Slender: The Arrival Beta Impressions — Much Prettier Terror
Slender gets a new look (as does everything else) in Slender: The Arrival.
When Slender: The Eight Pages first hit the Internet, it was a pretty simple-looking title, whipped up in the Unity engine as a means of messing around by creator Mark J. Hadley. And despite its low-fidelity visuals, Slender went on to terrify many players.
I’ve discussed before why I like Slender, and why Hadley’s little game was so effective: It’s a powerful marriage of sound design and limited senses. Even though you’re moving through a fairly ugly digital world from a first-person perspective, the original Slender was oppressive, making it difficult to see, difficult to navigate, and difficult to protect yourself. Sound effects and music that ramped up over time only created an additional expectation of dread, and when the game started to throw in the lurking form of Slenderman and the associated jump scares that came with him, it hit a number of very frightening chords.
Slender: The Eight Pages was enough of a success that Hadley’s Parsec Productions has partnered with Blue Isle Studios to create a follow-up project called Slender: The Arrival. It also includes work from the writing team behind “Marble Hornets,” a well-known serial YouTube Slenderman project, and boasts a serious graphical update over the original Unity title.
While Slender: The Arrival is going to be a much larger and more involved game than The Eight Pages, and will include story elements and the like, the original format for Slender is still pretty effective, as numerous games indie titles copying the formula seem to attest. The Arrival is currently available for pre-order for $5 (which knocks off half the price), and nabbing it nets players access to a beta version of the game as well. The beta doesn’t include much in the way of new content, but it does take the original Slender: The Eight Pages idea and move it into The Arrival’s game world. It’s basically a much more beautiful version of the original game, and for the price of $5, it’s definitely worth a pre-order of The Arrival.
If It’s Not Broke…
The beta version of The Arrival is more or less the same game as Slender: The Eight Pages. Players are dropped into a strange outdoor environment with only the ability to sprint and a flashlight, with the goal of finding and securing eight pieces of paper scattered throughout what seems to be a park. The area is filled with different structures and elements: there’s woods, outbuildings, rusting vehicles and more, all of which serve as landmarks when exploring.
As time goes on and note start to get collected, things being to escalate.

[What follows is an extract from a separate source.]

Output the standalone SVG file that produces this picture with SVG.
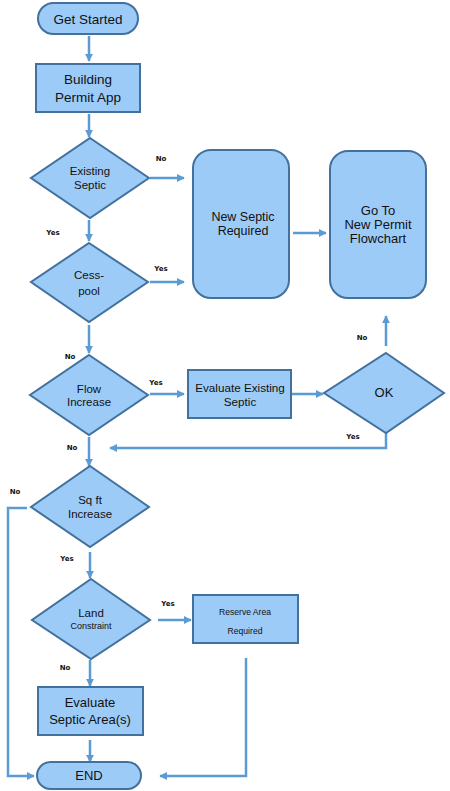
<svg xmlns="http://www.w3.org/2000/svg" width="450" height="791" viewBox="0 0 450 791">
<defs>
<marker id="ah" viewBox="0 0 10 10" refX="9" refY="5" markerWidth="3.2" markerHeight="3.2" orient="auto" markerUnits="strokeWidth">
<path d="M0,0 L10,5 L0,10 z" fill="#5B9BD5"/>
</marker>
<style>
.sh{fill:#9DCBF8;stroke:#41719C;stroke-width:2}
.t{font-family:"Liberation Sans",Arial,sans-serif;fill:#111;text-anchor:middle}
.c{fill:none;stroke:#5B9BD5;stroke-width:2.5}
.a{marker-end:url(#ah)}
.l{font-family:"DejaVu Sans","Liberation Sans",sans-serif;font-weight:bold;font-size:7px;fill:#111;text-anchor:middle}
</style>
</defs>
<rect width="450" height="791" fill="#fff"/>
<g id="connectors">
<line class="c a" x1="89" y1="36" x2="89" y2="61"/>
<line class="c a" x1="89" y1="114" x2="89" y2="137"/>
<line class="c a" x1="150" y1="178" x2="184" y2="178"/>
<line class="c a" x1="89" y1="220" x2="89" y2="241"/>
<line class="c a" x1="150" y1="282" x2="184" y2="282"/>
<line class="c a" x1="293" y1="233" x2="326" y2="233"/>
<line class="c a" x1="89" y1="325" x2="89" y2="353"/>
<line class="c a" x1="150" y1="394" x2="184" y2="394"/>
<line class="c a" x1="292" y1="394" x2="323" y2="394"/>
<line class="c a" x1="386" y1="346" x2="386" y2="316"/>
<polyline class="c a" points="386,433 386,448 110,448"/>
<line class="c a" x1="89" y1="437" x2="89" y2="466"/>
<polyline class="c a" points="27,508 8,508 8,776 34,776"/>
<line class="c a" x1="90" y1="552" x2="90" y2="578"/>
<line class="c a" x1="158" y1="620" x2="191" y2="620"/>
<polyline class="c a" points="246,658 246,776 160,776"/>
<line class="c a" x1="90" y1="660" x2="90" y2="686"/>
<line class="c a" x1="90" y1="740" x2="90" y2="762"/>
</g>
<g id="labels">
<text class="l" x="161" y="161">No</text>
<text class="l" x="53" y="235">Yes</text>
<text class="l" x="161" y="271">Yes</text>
<text class="l" x="70" y="359">No</text>
<text class="l" x="156" y="385">Yes</text>
<text class="l" x="362" y="340">No</text>
<text class="l" x="353" y="439">Yes</text>
<text class="l" x="72" y="450">No</text>
<text class="l" x="15" y="494">No</text>
<text class="l" x="67" y="561">Yes</text>
<text class="l" x="168" y="606">Yes</text>
<text class="l" x="65" y="670">No</text>
</g>
<g id="get-started">
<rect class="sh" x="38" y="3" width="100" height="31" rx="15.5"/>
<text class="t" x="88" y="24" font-size="13.5">Get Started</text>
</g>
<g id="building-permit">
<rect class="sh" x="36" y="64" width="104" height="48"/>
<text class="t" x="88" y="84" font-size="13.5">Building</text>
<text class="t" x="88" y="102" font-size="13.5">Permit App</text>
</g>
<g id="existing-septic">
<polygon class="sh" points="90,138 149,178 90,218 31,178"/>
<text class="t" x="90" y="175" font-size="11.5">Existing</text>
<text class="t" x="90" y="189" font-size="11.5">Septic</text>
</g>
<g id="new-septic">
<rect class="sh" x="193" y="150" width="96" height="148" rx="18"/>
<text class="t" x="243" y="221" font-size="12.5">New Septic</text>
<text class="t" x="243" y="235" font-size="12.5">Required</text>
</g>
<g id="new-permit">
<rect class="sh" x="330" y="151" width="96" height="147" rx="18"/>
<text class="t" x="378" y="215" font-size="13">Go To</text>
<text class="t" x="378" y="229" font-size="13">New Permit</text>
<text class="t" x="378" y="243" font-size="13">Flowchart</text>
</g>
<g id="cesspool">
<polygon class="sh" points="89,243 148,282 89,322 31,282"/>
<text class="t" x="89" y="279" font-size="11.5">Cess-</text>
<text class="t" x="89" y="295" font-size="11.5">pool</text>
</g>
<g id="flow-increase">
<polygon class="sh" points="89,355 148,395 89,435 30,395"/>
<text class="t" x="89" y="393" font-size="11.5">Flow</text>
<text class="t" x="89" y="406" font-size="11.5">Increase</text>
</g>
<g id="evaluate-existing">
<rect class="sh" x="188" y="370" width="103" height="48"/>
<text class="t" x="240" y="392" font-size="11.7">Evaluate Existing</text>
<text class="t" x="240" y="406" font-size="11.7">Septic</text>
</g>
<g id="ok">
<polygon class="sh" points="386,353 444,393 386,433 324,393"/>
<text class="t" x="384" y="397" font-size="13">OK</text>
</g>
<g id="sqft-increase">
<polygon class="sh" points="90,466 149,507 90,547 31,507"/>
<text class="t" x="90" y="504" font-size="11.5">Sq ft</text>
<text class="t" x="90" y="518" font-size="11.5">Increase</text>
</g>
<g id="land-constraint">
<polygon class="sh" points="91,579 150,620 91,659 32,620"/>
<text class="t" x="91" y="617" font-size="11.5">Land</text>
<text class="t" x="91" y="629" font-size="9">Constraint</text>
</g>
<g id="reserve-area">
<rect class="sh" x="193" y="595" width="105" height="48"/>
<text class="t" x="245" y="615" font-size="8.6">Reserve Area</text>
<text class="t" x="245" y="634" font-size="8.6">Required</text>
</g>
<g id="evaluate-septic-area">
<rect class="sh" x="38" y="687" width="105" height="48"/>
<text class="t" x="90" y="707" font-size="13">Evaluate</text>
<text class="t" x="90" y="724" font-size="13">Septic Area(s)</text>
</g>
<g id="end">
<rect class="sh" x="37" y="762" width="104" height="27" rx="13.5"/>
<text class="t" x="89" y="780" font-size="13">END</text>
</g>
</svg>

Probably the spookiest part about the game is the expert way in which Slender uses music and sound. The game starts out almost utterly silent, with only the crunching of shoes on the path and distant noises to break it. Pick up your first note and suddenly bass begins to hammer like a heartbeat. Instantly, it’s communicated that something is hunting you.
The musical cues in The Arrival’s beta are pretty much exactly the same as those in the original title. Along with the original premise of chasing down the game’s eight hidden notes, the beta release hits all the same notes as the original Slender. What made the original frightening is maintained here in working order, so if you’ve never experienced the original Slender before, The Arrival’s version will give the same basic experience, but augmented. That bodes well for the final release of the game, as well. Hadley demonstrated in the original Slender that he understood the ways to generate a foreboding atmosphere, and the musical cues and sound effects of the game are really what drives the action. The old model of the distant Slenderman was pretty poor; it didn’t move, it didn’t react, and seen in any sort of real light or up close, it resembled a giant wooden doll. But it was the pounding sounds of the music, signaling that the stalker was growing nearer, that really made the game frightening. All that fear makes the jump into the beta version for The Arrival as well.